» **What the task asks**:
Transcribe the listing verbatim. Do not carry over any pictures.

» **Supplied information**:
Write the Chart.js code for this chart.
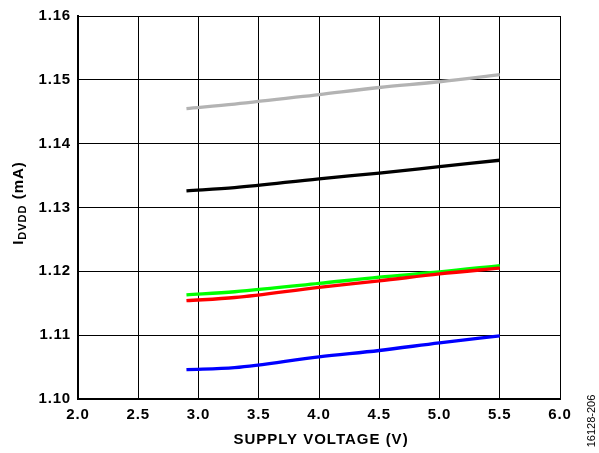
<!DOCTYPE html>
<html>
<head>
<meta charset="utf-8">
<script src="https://cdn.jsdelivr.net/npm/chart.js@4/dist/chart.umd.min.js"></script>
<style>
html,body{margin:0;padding:0;background:#fff;}
#wrap{width:599px;height:453px;}
</style>
</head>
<body>
<div id="wrap"><canvas id="c" width="599" height="453"></canvas></div>
<script>
const voltages = [2.9, 3.3, 4.0, 4.5, 5.0, 5.5];
const greySeries  = [1.1455, 1.1462, 1.1477, 1.1488, 1.1497, 1.1508];
const blackSeries = [1.1326, 1.1331, 1.1345, 1.1354, 1.1364, 1.1374];
const greenSeries = [1.1163, 1.1168, 1.1181, 1.1191, 1.1199, 1.1209];
const redSeries   = [1.1154, 1.1159, 1.1175, 1.1185, 1.1196, 1.1205];
const blueSeries  = [1.1046, 1.1049, 1.1066, 1.1076, 1.1088, 1.1099];
const xTicks = [2.0, 2.5, 3.0, 3.5, 4.0, 4.5, 5.0, 5.5, 6.0];
const yTicks = [1.10, 1.11, 1.12, 1.13, 1.14, 1.15, 1.16];

const FONT = "'Liberation Sans', Arial, sans-serif";

function toXY(vals){ return voltages.map((v,i)=>({x:v, y:vals[i]})); }
function ds(vals, color){
  return {data: toXY(vals), borderColor: color, backgroundColor: color, borderWidth: 3.3,
          pointRadius: 0, fill: false, cubicInterpolationMode: 'monotone'};
}

const spacingPlugin = {
  id: 'spacing',
  beforeDraw(chart){ chart.ctx.letterSpacing = '0.8px'; }
};

const titlePlugin = {
  id: 'titles',
  afterDraw(chart){
    const ctx = chart.ctx;
    ctx.save();
    ctx.fillStyle = '#000';
    ctx.letterSpacing = '1px';
    // x title
    ctx.font = "bold 15px " + FONT;
    ctx.textAlign = 'center';
    ctx.textBaseline = 'middle';
    ctx.fillText('SUPPLY VOLTAGE (V)', 321, 440);
    // y title with subscript
    ctx.translate(17, 203);
    ctx.rotate(-Math.PI/2);
    const big = "bold 15px " + FONT, small = "bold 11px " + FONT;
    ctx.font = big; const wI = ctx.measureText('I').width;
    ctx.font = small; const wS = ctx.measureText('DVDD').width;
    ctx.font = big; const wT = ctx.measureText(' (mA)').width;
    let x = -(wI + wS + wT)/2;
    ctx.textAlign = 'left';
    ctx.textBaseline = 'alphabetic';
    ctx.font = big; ctx.fillText('I', x, 5.5); x += wI;
    ctx.font = small; ctx.fillText('DVDD', x, 8.5); x += wS;
    ctx.font = big; ctx.fillText(' (mA)', x, 5.5);
    ctx.restore();
    // figure code
    ctx.save();
    ctx.fillStyle = '#000';
    ctx.letterSpacing = '0px';
    ctx.font = "11px " + FONT;
    ctx.translate(592, 421);
    ctx.rotate(-Math.PI/2);
    ctx.textAlign = 'center';
    ctx.textBaseline = 'middle';
    ctx.fillText('16128-206', 0, 0);
    ctx.restore();
  }
};

new Chart(document.getElementById('c'), {
  type: 'line',
  data: {
    datasets: [
      ds(greySeries, '#b3b3b3'),
      ds(blackSeries, '#000000'),
      ds(redSeries, '#ff0000'),
      ds(greenSeries, '#00ff00'),
      ds(blueSeries, '#0000ff')
    ]
  },
  options: {
    responsive: false,
    animation: false,
    layout: {padding: {left: 0, top: 14, right: 39, bottom: 0}},
    plugins: {legend: {display: false}, tooltip: {enabled: false}},
    scales: {
      x: {
        type: 'linear', min: 2.0, max: 6.0,
        afterBuildTicks: (s) => { s.ticks = xTicks.map(v => ({value: v})); },
        afterFit: (s) => { s.height = 54; },
        grid: {color: '#000', lineWidth: 1, drawTicks: false},
        border: {color: '#000', width: 2},
        ticks: {color: '#000', font: {family: FONT, size: 15, weight: 'bold'}, padding: 7,
                maxRotation: 0, callback: (v) => Number(v).toFixed(1)}
      },
      y: {
        type: 'linear', min: 1.10, max: 1.16,
        afterBuildTicks: (s) => { s.ticks = yTicks.map(v => ({value: v})); },
        afterFit: (s) => { s.width = 78; },
        grid: {color: '#000', lineWidth: 1, drawTicks: false},
        border: {color: '#000', width: 2},
        ticks: {color: '#000', font: {family: FONT, size: 15, weight: 'bold'}, padding: 7,
                callback: (v) => Number(v).toFixed(2)}
      }
    }
  },
  plugins: [spacingPlugin, titlePlugin]
});
</script>
</body>
</html>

» **In response**:
Write the Chart.js code for this chart.
<!DOCTYPE html>
<html>
<head>
<meta charset="utf-8">
<script src="https://cdn.jsdelivr.net/npm/chart.js@4/dist/chart.umd.min.js"></script>
<style>
html,body{margin:0;padding:0;background:#fff;}
#wrap{width:599px;height:453px;}
</style>
</head>
<body>
<div id="wrap"><canvas id="c" width="599" height="453"></canvas></div>
<script>
const voltages = [2.9, 3.3, 4.0, 4.5, 5.0, 5.5];
const greySeries  = [1.1455, 1.1462, 1.1477, 1.1488, 1.1497, 1.1508];
const blackSeries = [1.1326, 1.1331, 1.1345, 1.1354, 1.1364, 1.1374];
const greenSeries = [1.1163, 1.1168, 1.1181, 1.1191, 1.1199, 1.1209];
const redSeries   = [1.1154, 1.1159, 1.1175, 1.1185, 1.1196, 1.1205];
const blueSeries  = [1.1046, 1.1049, 1.1066, 1.1076, 1.1088, 1.1099];
const xTicks = [2.0, 2.5, 3.0, 3.5, 4.0, 4.5, 5.0, 5.5, 6.0];
const yTicks = [1.10, 1.11, 1.12, 1.13, 1.14, 1.15, 1.16];

const FONT = "'Liberation Sans', Arial, sans-serif";

function toXY(vals){ return voltages.map((v,i)=>({x:v, y:vals[i]})); }
function ds(vals, color){
  return {data: toXY(vals), borderColor: color, backgroundColor: color, borderWidth: 3.3,
          pointRadius: 0, fill: false, cubicInterpolationMode: 'monotone'};
}

const spacingPlugin = {
  id: 'spacing',
  beforeDraw(chart){ chart.ctx.letterSpacing = '0.8px'; }
};

const titlePlugin = {
  id: 'titles',
  afterDraw(chart){
    const ctx = chart.ctx;
    ctx.save();
    ctx.fillStyle = '#000';
    ctx.letterSpacing = '1px';
    // x title
    ctx.font = "bold 15px " + FONT;
    ctx.textAlign = 'center';
    ctx.textBaseline = 'middle';
    ctx.fillText('SUPPLY VOLTAGE (V)', 321, 440);
    // y title with subscript
    ctx.translate(17, 203);
    ctx.rotate(-Math.PI/2);
    const big = "bold 15px " + FONT, small = "bold 11px " + FONT;
    ctx.font = big; const wI = ctx.measureText('I').width;
    ctx.font = small; const wS = ctx.measureText('DVDD').width;
    ctx.font = big; const wT = ctx.measureText(' (mA)').width;
    let x = -(wI + wS + wT)/2;
    ctx.textAlign = 'left';
    ctx.textBaseline = 'alphabetic';
    ctx.font = big; ctx.fillText('I', x, 5.5); x += wI;
    ctx.font = small; ctx.fillText('DVDD', x, 8.5); x += wS;
    ctx.font = big; ctx.fillText(' (mA)', x, 5.5);
    ctx.restore();
    // figure code
    ctx.save();
    ctx.fillStyle = '#000';
    ctx.letterSpacing = '0px';
    ctx.font = "11px " + FONT;
    ctx.translate(592, 421);
    ctx.rotate(-Math.PI/2);
    ctx.textAlign = 'center';
    ctx.textBaseline = 'middle';
    ctx.fillText('16128-206', 0, 0);
    ctx.restore();
  }
};

new Chart(document.getElementById('c'), {
  type: 'line',
  data: {
    datasets: [
      ds(greySeries, '#b3b3b3'),
      ds(blackSeries, '#000000'),
      ds(redSeries, '#ff0000'),
      ds(greenSeries, '#00ff00'),
      ds(blueSeries, '#0000ff')
    ]
  },
  options: {
    responsive: false,
    animation: false,
    layout: {padding: {left: 0, top: 14, right: 39, bottom: 0}},
    plugins: {legend: {display: false}, tooltip: {enabled: false}},
    scales: {
      x: {
        type: 'linear', min: 2.0, max: 6.0,
        afterBuildTicks: (s) => { s.ticks = xTicks.map(v => ({value: v})); },
        afterFit: (s) => { s.height = 54; },
        grid: {color: '#000', lineWidth: 1, drawTicks: false},
        border: {color: '#000', width: 2},
        ticks: {color: '#000', font: {family: FONT, size: 15, weight: 'bold'}, padding: 7,
                maxRotation: 0, callback: (v) => Number(v).toFixed(1)}
      },
      y: {
        type: 'linear', min: 1.10, max: 1.16,
        afterBuildTicks: (s) => { s.ticks = yTicks.map(v => ({value: v})); },
        afterFit: (s) => { s.width = 78; },
        grid: {color: '#000', lineWidth: 1, drawTicks: false},
        border: {color: '#000', width: 2},
        ticks: {color: '#000', font: {family: FONT, size: 15, weight: 'bold'}, padding: 7,
                callback: (v) => Number(v).toFixed(2)}
      }
    }
  },
  plugins: [spacingPlugin, titlePlugin]
});
</script>
</body>
</html>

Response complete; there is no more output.